_DIRECTIVE_
Exclude the pictures and reproduce the remaining data exactly as written.

_EXTRACTED MATERIAL_
↓↓↓

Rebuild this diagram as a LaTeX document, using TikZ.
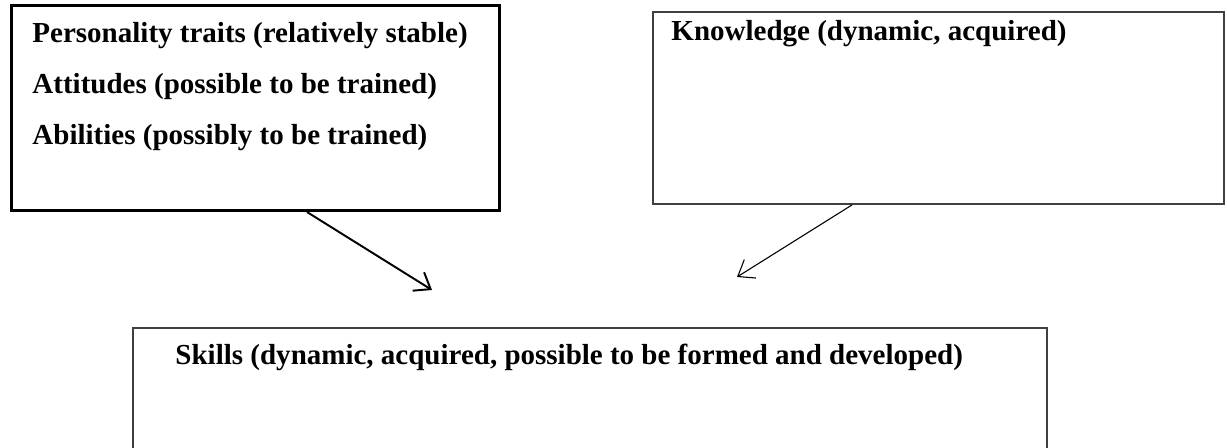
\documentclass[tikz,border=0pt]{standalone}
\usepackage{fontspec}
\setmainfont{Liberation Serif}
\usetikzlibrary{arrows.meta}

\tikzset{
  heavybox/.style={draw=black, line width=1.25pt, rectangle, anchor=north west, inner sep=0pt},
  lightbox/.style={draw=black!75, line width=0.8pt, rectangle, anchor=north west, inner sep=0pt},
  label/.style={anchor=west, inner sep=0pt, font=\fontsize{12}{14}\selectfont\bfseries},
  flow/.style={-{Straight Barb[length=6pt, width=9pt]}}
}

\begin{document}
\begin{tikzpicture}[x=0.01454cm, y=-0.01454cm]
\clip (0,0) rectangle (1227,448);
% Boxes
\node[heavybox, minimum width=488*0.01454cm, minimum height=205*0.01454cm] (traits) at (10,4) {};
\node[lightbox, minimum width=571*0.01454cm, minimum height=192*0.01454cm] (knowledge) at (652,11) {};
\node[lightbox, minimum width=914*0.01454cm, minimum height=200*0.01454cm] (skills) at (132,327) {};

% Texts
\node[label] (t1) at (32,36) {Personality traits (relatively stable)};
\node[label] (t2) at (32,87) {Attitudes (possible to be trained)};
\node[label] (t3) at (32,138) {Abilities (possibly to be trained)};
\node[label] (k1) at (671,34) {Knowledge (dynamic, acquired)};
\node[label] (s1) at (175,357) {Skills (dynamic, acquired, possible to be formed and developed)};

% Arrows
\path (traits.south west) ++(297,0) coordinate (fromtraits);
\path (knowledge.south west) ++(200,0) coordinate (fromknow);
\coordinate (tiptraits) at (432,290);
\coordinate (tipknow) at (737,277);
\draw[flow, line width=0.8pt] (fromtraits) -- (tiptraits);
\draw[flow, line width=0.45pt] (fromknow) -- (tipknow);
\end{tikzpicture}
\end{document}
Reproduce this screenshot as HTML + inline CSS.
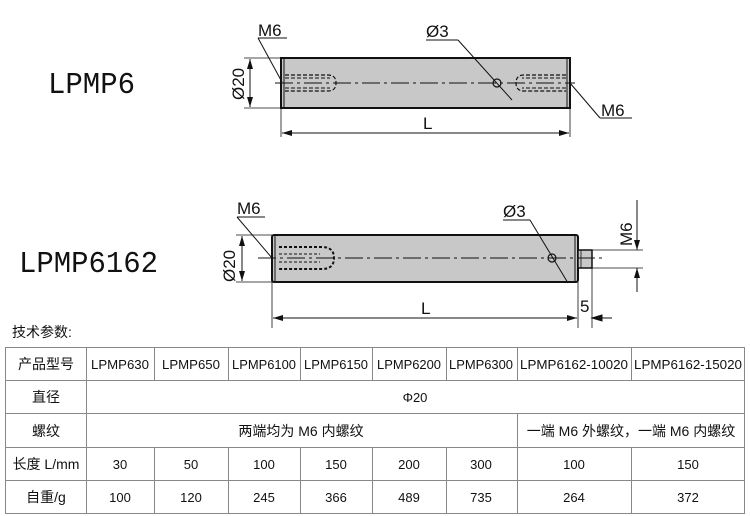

↑↑↑

_ANSWER TO THIS TASK_
Rebuild this diagram as a LaTeX document, using TikZ.
\documentclass[tikz,border=0pt]{standalone}
\usepackage{fontspec}
\setmainfont{Liberation Serif}
\usetikzlibrary{arrows.meta}

\tikzset{
  heavybox/.style={draw=black, line width=1.25pt, rectangle, anchor=north west, inner sep=0pt},
  lightbox/.style={draw=black!75, line width=0.8pt, rectangle, anchor=north west, inner sep=0pt},
  label/.style={anchor=west, inner sep=0pt, font=\fontsize{12}{14}\selectfont\bfseries},
  flow/.style={-{Straight Barb[length=6pt, width=9pt]}}
}

\begin{document}
\begin{tikzpicture}[x=0.01454cm, y=-0.01454cm]
\clip (0,0) rectangle (1227,448);
% Boxes
\node[heavybox, minimum width=488*0.01454cm, minimum height=205*0.01454cm] (traits) at (10,4) {};
\node[lightbox, minimum width=571*0.01454cm, minimum height=192*0.01454cm] (knowledge) at (652,11) {};
\node[lightbox, minimum width=914*0.01454cm, minimum height=200*0.01454cm] (skills) at (132,327) {};

% Texts
\node[label] (t1) at (32,36) {Personality traits (relatively stable)};
\node[label] (t2) at (32,87) {Attitudes (possible to be trained)};
\node[label] (t3) at (32,138) {Abilities (possibly to be trained)};
\node[label] (k1) at (671,34) {Knowledge (dynamic, acquired)};
\node[label] (s1) at (175,357) {Skills (dynamic, acquired, possible to be formed and developed)};

% Arrows
\path (traits.south west) ++(297,0) coordinate (fromtraits);
\path (knowledge.south west) ++(200,0) coordinate (fromknow);
\coordinate (tiptraits) at (432,290);
\coordinate (tipknow) at (737,277);
\draw[flow, line width=0.8pt] (fromtraits) -- (tiptraits);
\draw[flow, line width=0.45pt] (fromknow) -- (tipknow);
\end{tikzpicture}
\end{document}
Reproduce this screenshot as HTML + inline CSS.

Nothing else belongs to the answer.